TORY-LIBDEM Coalition plans to charge fees to immigrants and overseas visitors attending District General Hospital Accident and Emergency Departments were condemned by Unison yesterday.

‘The NHS is not there to act as border control and NHS workers are not there to act as an agency to verify British citizenship,’ a Unison spokesperson told News Line.

‘The NHS is there to treat sick people.

‘If people are sick then the NHS should do all in its power to help them.

‘If the government has issues with immigration it has to deal with those separately.’

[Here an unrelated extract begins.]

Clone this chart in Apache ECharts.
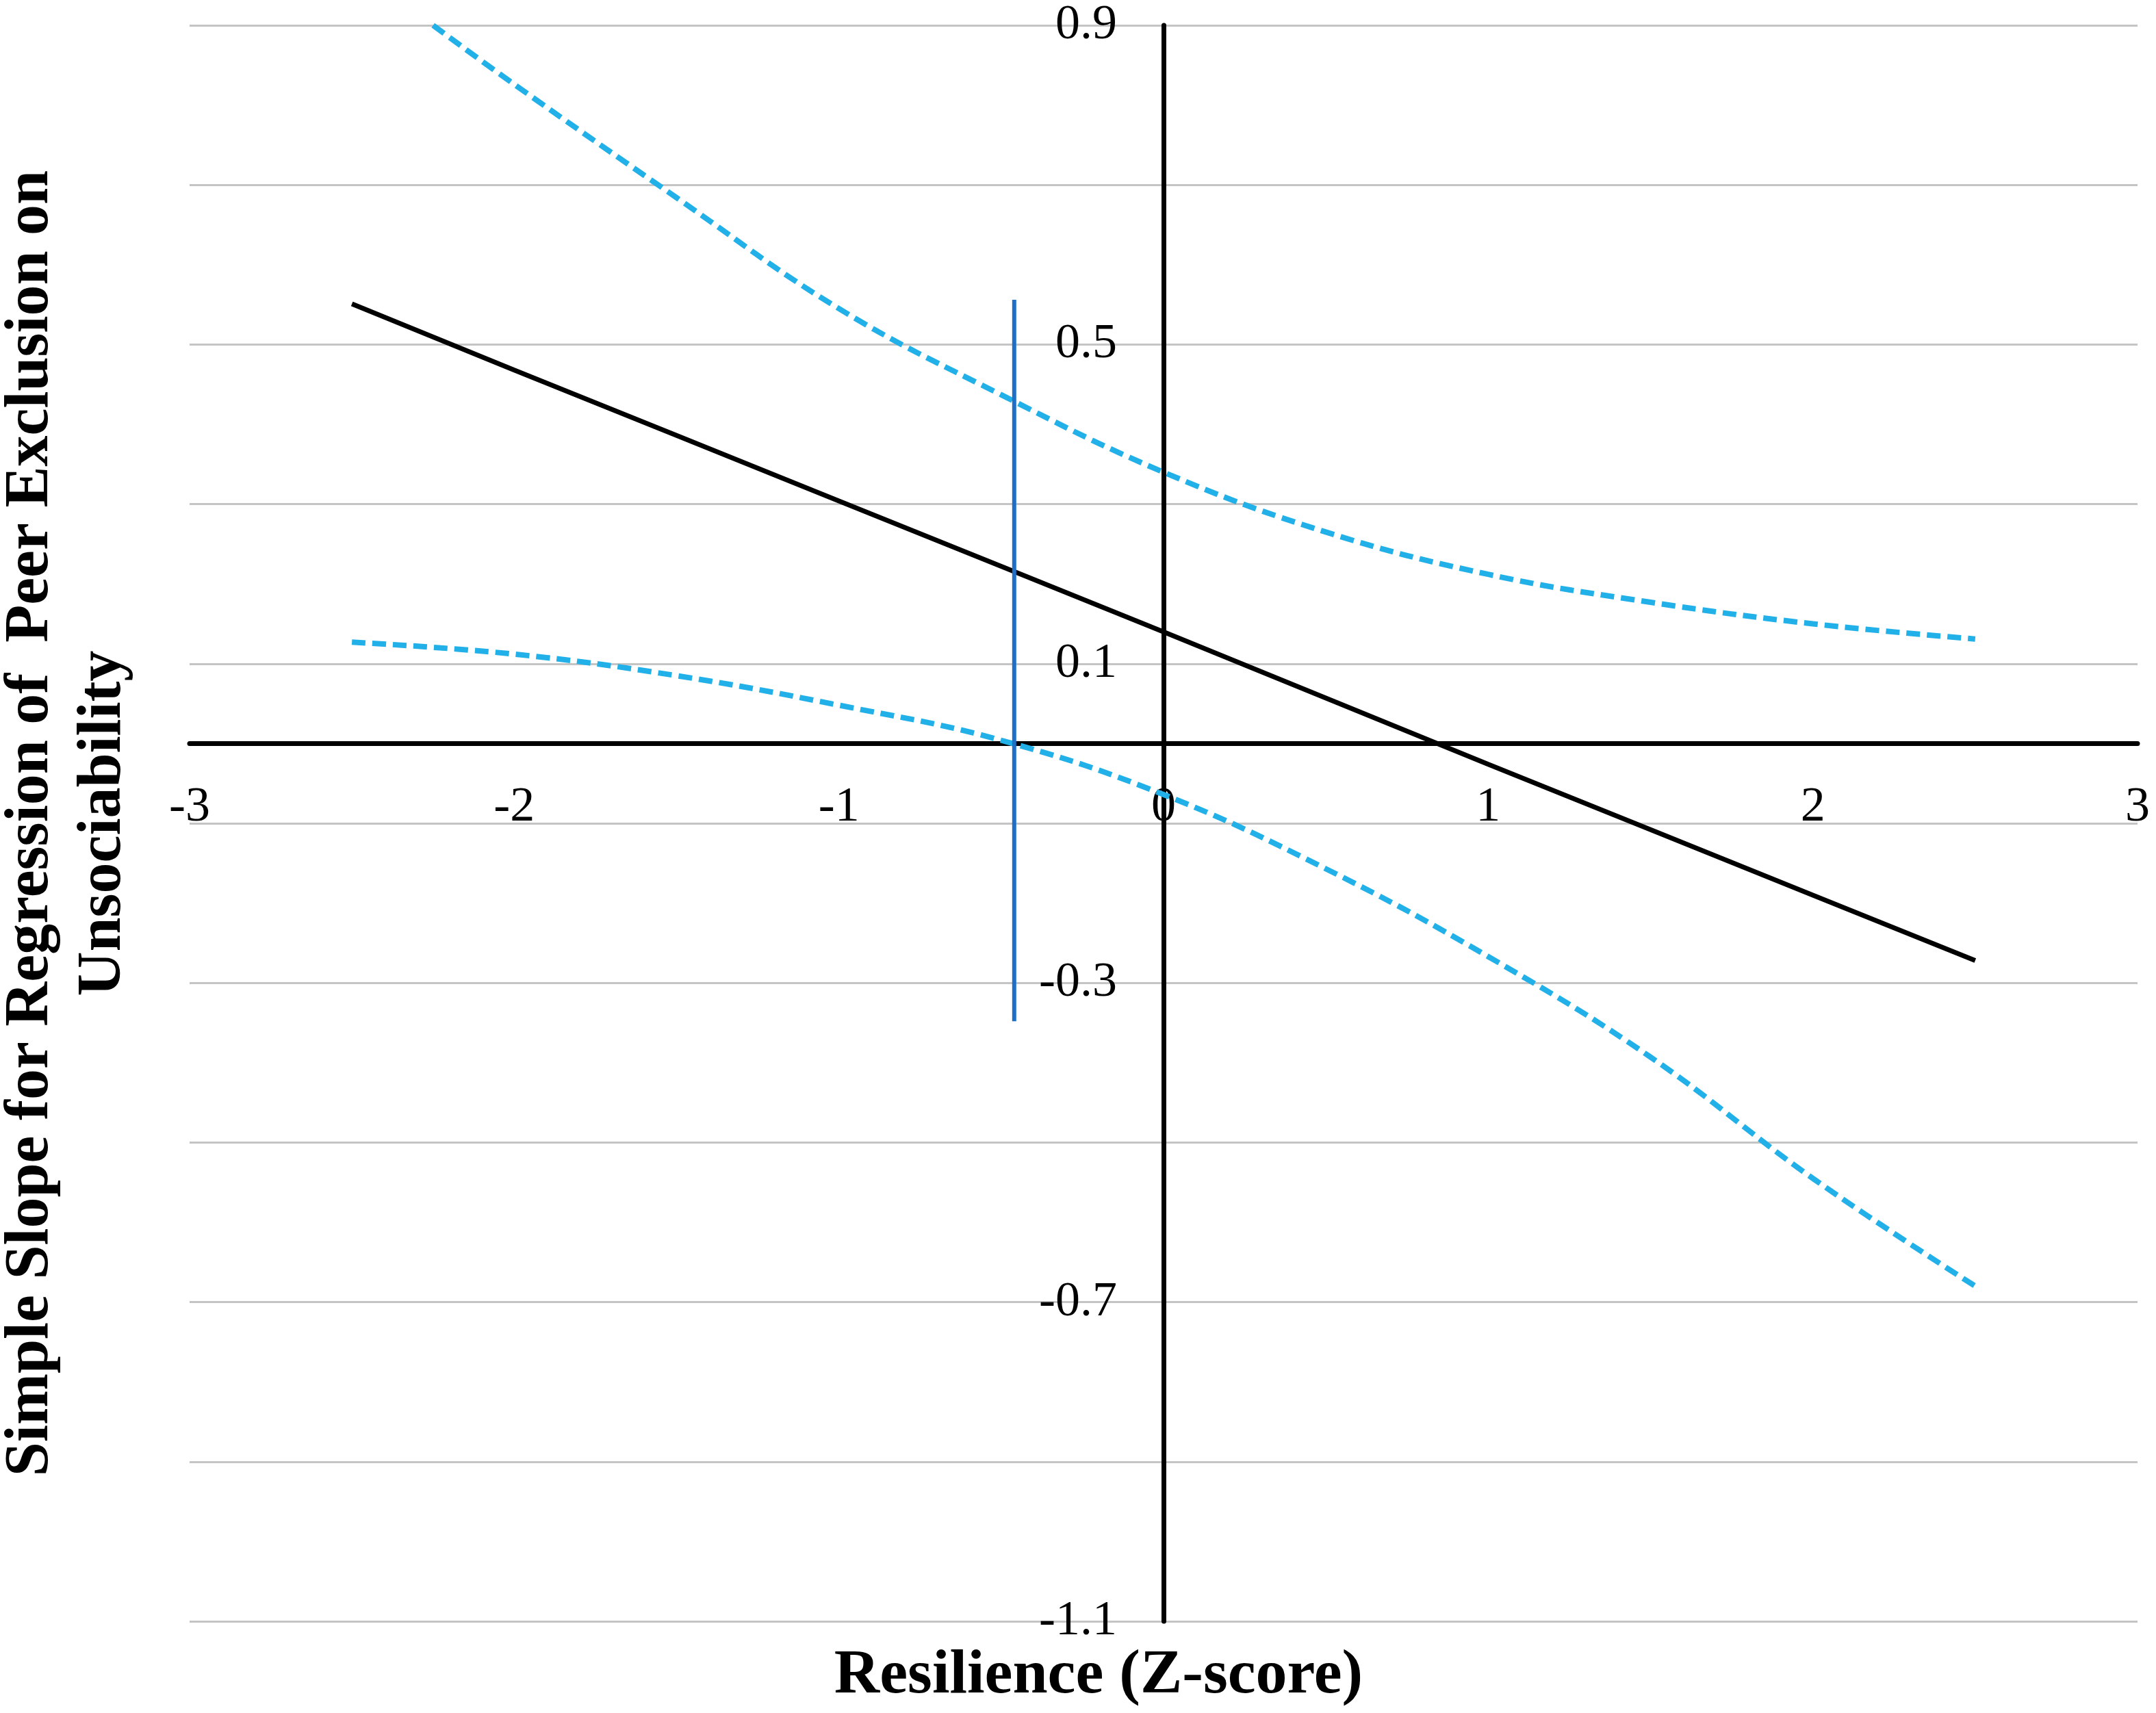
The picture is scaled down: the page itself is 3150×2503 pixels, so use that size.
<!DOCTYPE html>
<html>
<head>
<meta charset="utf-8">
<title>Simple slope of peer exclusion on unsociability</title>
<script src="https://cdn.jsdelivr.net/npm/echarts@6.0.0/dist/echarts.min.js"></script>
<style>
  html, body { margin: 0; padding: 0; background: #fff; }
  #chart { width: 3150px; height: 2503px; }
</style>
</head>
<body>
<div id="chart"></div>
<script>
// values
var xValues = [-2.5, -2, -1.5, -1, -0.5, 0, 0.5, 1, 1.5, 2, 2.5];
var slopeValues = [0.551, 0.468, 0.386, 0.304, 0.222, 0.140, 0.057, -0.026, -0.108, -0.190, -0.272];
var upperX = [-2.25, -2, -1.5, -1, -0.5, 0, 0.5, 1, 1.5, 2, 2.5];
var upperValues = [0.900, 0.826, 0.684, 0.545, 0.437, 0.340, 0.265, 0.212, 0.177, 0.150, 0.131];
var lowerValues = [0.127, 0.112, 0.085, 0.048, 0.004, -0.064, -0.157, -0.267, -0.393, -0.545, -0.680];
var jnX = [-0.46, -0.46];
var jnValues = [0.556, -0.348];
var xTicks = [-3, -2, -1, 0, 1, 2, 3];
var yGridValues = [-1.1, -0.9, -0.7, -0.5, -0.3, -0.1, 0.1, 0.3, 0.5, 0.7, 0.9];
var yLabelValues = [-1.1, -0.7, -0.3, 0.1, 0.5, 0.9];

function pairs(xs, ys) {
  return xs.map(function (x, i) { return [x, ys[i]]; });
}

var serif = "'Liberation Serif', 'Times New Roman', serif";
var chart = echarts.init(document.getElementById('chart'));

// grid edges in px, axes are moved onto the zero lines with offsets
var gridLeft = 277, gridRight = 27, gridTop = 37, gridBottom = 134;
var W = 3150, H = 2503;
var xMin = -3, xMax = 3, yMin = -1.1, yMax = 0.9;
var plotW = W - gridLeft - gridRight, plotH = H - gridTop - gridBottom;
var yAxisOffset = -((0 - xMin) / (xMax - xMin)) * plotW;
var xAxisOffset = -((0 - yMin) / (yMax - yMin)) * plotH;

var option = {
  animation: false,
  backgroundColor: '#fff',
  title: {
    text: 'Resilience (Z-score)',
    left: 1600,
    top: 2398,
    textAlign: 'center',
    textStyle: { fontFamily: serif, fontWeight: 'bold', fontSize: 92, color: '#000' }
  },
  grid: {
    left: gridLeft, right: gridRight, top: gridTop, bottom: gridBottom,
    outerBoundsMode: 'none'
  },
  xAxis: {
    type: 'value',
    min: xMin,
    max: xMax,
    interval: 1,
    position: 'bottom',
    offset: xAxisOffset,
    axisLine: { onZero: false, lineStyle: { color: '#000', width: 7 } },
    axisTick: { show: false },
    splitLine: { show: false },
    axisLabel: {
      customValues: xTicks,
      margin: 58,
      fontFamily: serif,
      fontSize: 72,
      color: '#000'
    }
  },
  yAxis: {
    type: 'value',
    min: yMin,
    max: yMax,
    position: 'left',
    offset: yAxisOffset,
    name: 'Simple Slope for Regression of  Peer Exclusion on\nUnsociability',
    nameLocation: 'middle',
    nameGap: 1495,
    nameMoveOverlap: false,
    nameTextStyle: {
      fontFamily: serif, fontWeight: 'bold', fontSize: 90, lineHeight: 106, color: '#000'
    },
    axisLine: { onZero: false, lineStyle: { color: '#000', width: 7 } },
    axisTick: { show: false, customValues: yGridValues },
    splitLine: { show: true, lineStyle: { color: '#c4c4c4', width: 3 } },
    axisLabel: {
      customValues: yLabelValues,
      margin: 68,
      fontFamily: serif,
      fontSize: 72,
      color: '#000',
      formatter: function (v) { return v.toFixed(1); }
    }
  },
  series: [
    {
      name: 'Upper bound',
      type: 'line',
      data: pairs(upperX, upperValues),
      smooth: 0.4,
      showSymbol: false,
      lineStyle: { color: '#22b0e8', width: 8, type: [20, 10] }
    },
    {
      name: 'Lower bound',
      type: 'line',
      data: pairs(xValues, lowerValues),
      smooth: 0.4,
      showSymbol: false,
      lineStyle: { color: '#22b0e8', width: 8, type: [20, 10] }
    },
    {
      name: 'Simple slope',
      type: 'line',
      data: pairs(xValues, slopeValues),
      showSymbol: false,
      lineStyle: { color: '#000', width: 7 }
    },
    {
      name: 'Region of significance',
      type: 'line',
      data: pairs(jnX, jnValues),
      showSymbol: false,
      z: 5,
      lineStyle: { color: '#1f6fc6', width: 6 }
    }
  ]
};

chart.setOption(option);

window.addEventListener('resize', function () {
  chart.resize();
});
</script>
</body>
</html>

However, the government has made clear charging at A&Es is just the start and it also plans to charge for other NHS services, such as minor surgery carried out by a GP and physiotherapy referred through a GP.

It also intends to introduce a new system for identifying and recording patients who it says should be charged for NHS services.

Health Minister Lord Howe yesterday made it clear that this is just the start of NHS charging, saying: ‘We know that we need to make changes across the NHS to better identify and charge visitors and migrants.

‘Introducing charging at primary care is the first step to achieving this. We are already looking at taking action and next year we will set out our detailed plans to clamp down on the abuse of our NHS.’

Shadow health minister Lord Hunt also supported NHS charging on behalf of the Labour Party leadership, only accusing the government of not doing it with sufficient efficiency.

He said: ‘Labour is in favour of improving the recovery of costs from people with no entitlement to NHS treatment.

‘Rather than more grand-standing, the government needs to deliver practical, thought-through changes to make that happen.

‘Instead this out-of-touch government is left asking doctors and nurses to act as surrogate immigration officials.’

The Department of Health claimed that through ‘better charging’ £500m could be raised from overseas visitors’ and migrants’ use of the NHS every year.

The government has announced a £200-a-year levy on migrants from outside the European Economic Areaµ staying for between six months and five years.

Academics have argued that the extent of ‘health tourism’ has been hugely overstated and is responsible for only a small part of NHS expenditure.